Shanee Stepakoff

Biography

Shanee Stepakoff earned a Bachelor’s in English, summa cum laude, from the University of Maine and an M.F.A. in creative writing from The New School. She also holds a Ph.D. in clinical psychology and in 2019 received the National Association for Poetry Therapy’s Outstanding Educator award. Prior to discovering her vocation as a late-blooming literary scholar, she was the psychologist for the UN-backed war crimes tribunal in Sierra Leone (2005-2007) and a psychologist/trainer for CVT (an NGO that focuses on survivors of politically motivated torture), first in Guinea and later in Jordan. Shanee’s essay ‘Hiding in Plain Sight: Judaeophobia in Swift’s Portrayal of the Yahoos in Gulliver’s Travels’, was published in Swift Studies in 2020. Her first book, a collection of poems based on events from the Sierra Leone Civil War, is due out from Bucknell University Press in July 2021. Shanee won Reed Magazine’s 2017 Creative Nonfiction Award and was the third-place winner of The Eckleburg Review’s 2014 Gertrude Stein Award.

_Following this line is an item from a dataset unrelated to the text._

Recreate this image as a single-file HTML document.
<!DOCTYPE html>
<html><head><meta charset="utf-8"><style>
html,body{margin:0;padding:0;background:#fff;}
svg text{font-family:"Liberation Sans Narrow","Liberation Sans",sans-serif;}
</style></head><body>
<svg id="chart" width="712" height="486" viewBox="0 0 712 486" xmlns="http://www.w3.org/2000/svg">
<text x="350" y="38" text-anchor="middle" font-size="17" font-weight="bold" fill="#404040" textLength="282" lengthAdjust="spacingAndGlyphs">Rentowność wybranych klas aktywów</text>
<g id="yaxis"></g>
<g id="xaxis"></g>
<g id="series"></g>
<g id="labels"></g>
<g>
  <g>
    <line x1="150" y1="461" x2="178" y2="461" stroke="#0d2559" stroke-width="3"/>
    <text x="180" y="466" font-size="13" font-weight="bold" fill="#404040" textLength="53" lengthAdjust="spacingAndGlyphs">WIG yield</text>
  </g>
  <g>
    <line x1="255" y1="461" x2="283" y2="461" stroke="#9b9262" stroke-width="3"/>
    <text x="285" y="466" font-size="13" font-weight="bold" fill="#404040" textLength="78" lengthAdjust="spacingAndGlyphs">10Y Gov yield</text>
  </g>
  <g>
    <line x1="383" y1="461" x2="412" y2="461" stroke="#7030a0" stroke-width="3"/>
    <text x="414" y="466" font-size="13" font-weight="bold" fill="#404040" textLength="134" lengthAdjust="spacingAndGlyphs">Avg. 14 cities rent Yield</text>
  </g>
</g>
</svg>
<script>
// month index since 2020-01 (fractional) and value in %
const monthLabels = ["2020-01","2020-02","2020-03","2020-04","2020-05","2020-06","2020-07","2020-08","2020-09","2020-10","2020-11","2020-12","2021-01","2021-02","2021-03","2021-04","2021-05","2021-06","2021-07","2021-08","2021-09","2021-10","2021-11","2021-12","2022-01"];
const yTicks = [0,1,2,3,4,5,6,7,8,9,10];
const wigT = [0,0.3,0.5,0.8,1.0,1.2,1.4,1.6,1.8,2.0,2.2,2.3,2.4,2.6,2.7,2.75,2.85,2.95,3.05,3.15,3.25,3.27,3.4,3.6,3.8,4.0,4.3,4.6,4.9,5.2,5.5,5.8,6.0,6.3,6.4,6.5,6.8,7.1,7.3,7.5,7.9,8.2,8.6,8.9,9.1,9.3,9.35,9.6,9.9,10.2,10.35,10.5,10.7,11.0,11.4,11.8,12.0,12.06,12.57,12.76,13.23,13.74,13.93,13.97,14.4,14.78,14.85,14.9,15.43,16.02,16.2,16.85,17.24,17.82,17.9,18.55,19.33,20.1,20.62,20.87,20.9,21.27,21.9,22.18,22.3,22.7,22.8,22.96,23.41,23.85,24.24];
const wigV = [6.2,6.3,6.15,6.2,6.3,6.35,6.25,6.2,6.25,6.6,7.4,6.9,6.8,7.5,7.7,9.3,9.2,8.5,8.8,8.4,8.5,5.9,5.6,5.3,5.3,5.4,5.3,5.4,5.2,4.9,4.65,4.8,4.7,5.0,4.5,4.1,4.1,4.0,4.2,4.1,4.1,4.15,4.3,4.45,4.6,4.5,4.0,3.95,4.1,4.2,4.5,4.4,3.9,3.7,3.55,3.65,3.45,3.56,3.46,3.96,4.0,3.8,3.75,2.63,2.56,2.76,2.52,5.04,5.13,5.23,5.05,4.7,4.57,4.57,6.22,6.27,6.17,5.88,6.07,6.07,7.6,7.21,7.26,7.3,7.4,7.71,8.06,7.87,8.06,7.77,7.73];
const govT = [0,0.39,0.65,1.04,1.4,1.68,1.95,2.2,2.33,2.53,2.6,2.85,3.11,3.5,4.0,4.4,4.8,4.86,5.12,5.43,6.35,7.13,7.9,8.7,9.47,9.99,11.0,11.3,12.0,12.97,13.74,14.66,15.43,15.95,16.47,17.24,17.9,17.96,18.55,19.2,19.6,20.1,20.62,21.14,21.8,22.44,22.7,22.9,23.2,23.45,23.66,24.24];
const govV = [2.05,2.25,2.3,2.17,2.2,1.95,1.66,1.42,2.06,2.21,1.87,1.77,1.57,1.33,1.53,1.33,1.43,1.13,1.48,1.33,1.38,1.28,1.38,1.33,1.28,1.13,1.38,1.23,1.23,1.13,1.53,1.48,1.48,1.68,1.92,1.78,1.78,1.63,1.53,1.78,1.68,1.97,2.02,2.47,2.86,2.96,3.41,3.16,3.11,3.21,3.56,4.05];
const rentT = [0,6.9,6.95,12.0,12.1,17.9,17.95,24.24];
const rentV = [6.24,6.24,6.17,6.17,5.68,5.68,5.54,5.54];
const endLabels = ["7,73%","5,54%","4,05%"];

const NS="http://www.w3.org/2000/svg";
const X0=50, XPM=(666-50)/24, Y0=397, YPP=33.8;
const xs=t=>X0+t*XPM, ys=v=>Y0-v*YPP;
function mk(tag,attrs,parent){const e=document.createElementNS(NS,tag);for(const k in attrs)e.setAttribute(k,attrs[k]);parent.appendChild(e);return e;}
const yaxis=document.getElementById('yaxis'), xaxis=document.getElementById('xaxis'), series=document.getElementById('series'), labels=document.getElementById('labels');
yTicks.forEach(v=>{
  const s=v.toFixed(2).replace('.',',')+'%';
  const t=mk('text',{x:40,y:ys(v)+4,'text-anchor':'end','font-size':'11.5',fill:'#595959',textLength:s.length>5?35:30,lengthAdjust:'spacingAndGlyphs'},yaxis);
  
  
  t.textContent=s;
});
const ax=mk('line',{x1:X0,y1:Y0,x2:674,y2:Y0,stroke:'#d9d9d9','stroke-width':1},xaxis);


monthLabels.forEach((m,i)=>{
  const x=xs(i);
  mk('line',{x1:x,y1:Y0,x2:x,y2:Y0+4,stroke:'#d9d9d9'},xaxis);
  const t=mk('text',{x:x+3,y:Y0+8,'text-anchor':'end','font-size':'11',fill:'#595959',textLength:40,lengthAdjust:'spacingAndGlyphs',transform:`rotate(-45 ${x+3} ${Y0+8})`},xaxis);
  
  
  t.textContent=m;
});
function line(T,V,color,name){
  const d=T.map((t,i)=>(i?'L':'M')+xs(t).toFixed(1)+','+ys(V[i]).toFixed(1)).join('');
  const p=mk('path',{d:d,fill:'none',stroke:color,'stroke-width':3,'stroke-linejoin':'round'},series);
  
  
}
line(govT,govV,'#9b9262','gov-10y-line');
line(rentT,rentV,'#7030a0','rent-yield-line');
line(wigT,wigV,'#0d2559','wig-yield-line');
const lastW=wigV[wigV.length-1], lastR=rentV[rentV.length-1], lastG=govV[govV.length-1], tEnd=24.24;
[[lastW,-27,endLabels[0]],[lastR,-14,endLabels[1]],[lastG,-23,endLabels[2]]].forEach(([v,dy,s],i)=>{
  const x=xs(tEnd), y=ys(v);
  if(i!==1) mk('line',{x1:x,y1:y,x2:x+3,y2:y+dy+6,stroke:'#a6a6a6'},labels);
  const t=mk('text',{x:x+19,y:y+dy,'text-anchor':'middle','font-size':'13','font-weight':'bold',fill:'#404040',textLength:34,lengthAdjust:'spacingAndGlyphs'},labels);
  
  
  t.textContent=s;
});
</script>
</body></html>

She has written academic articles for a variety of journals, including The Drama Review, Journal of Human Rights Practice, and The International Journal of Transitional Justice, and has contributed chapters to eight edited books. Shanee has presented widely at professional conferences, including the annual “literature and psychology” conferences hosted by PsyArt Foundation (2016-2019). Shanee’s primary aim within literary studies is to generate innovative interpretations of established novels, drawing on non-mainstream psychoanalytic frameworks such as Jungian/archetypal, Kleinian, and trauma theories as well as Norm Holland’s brand of reader-response criticism.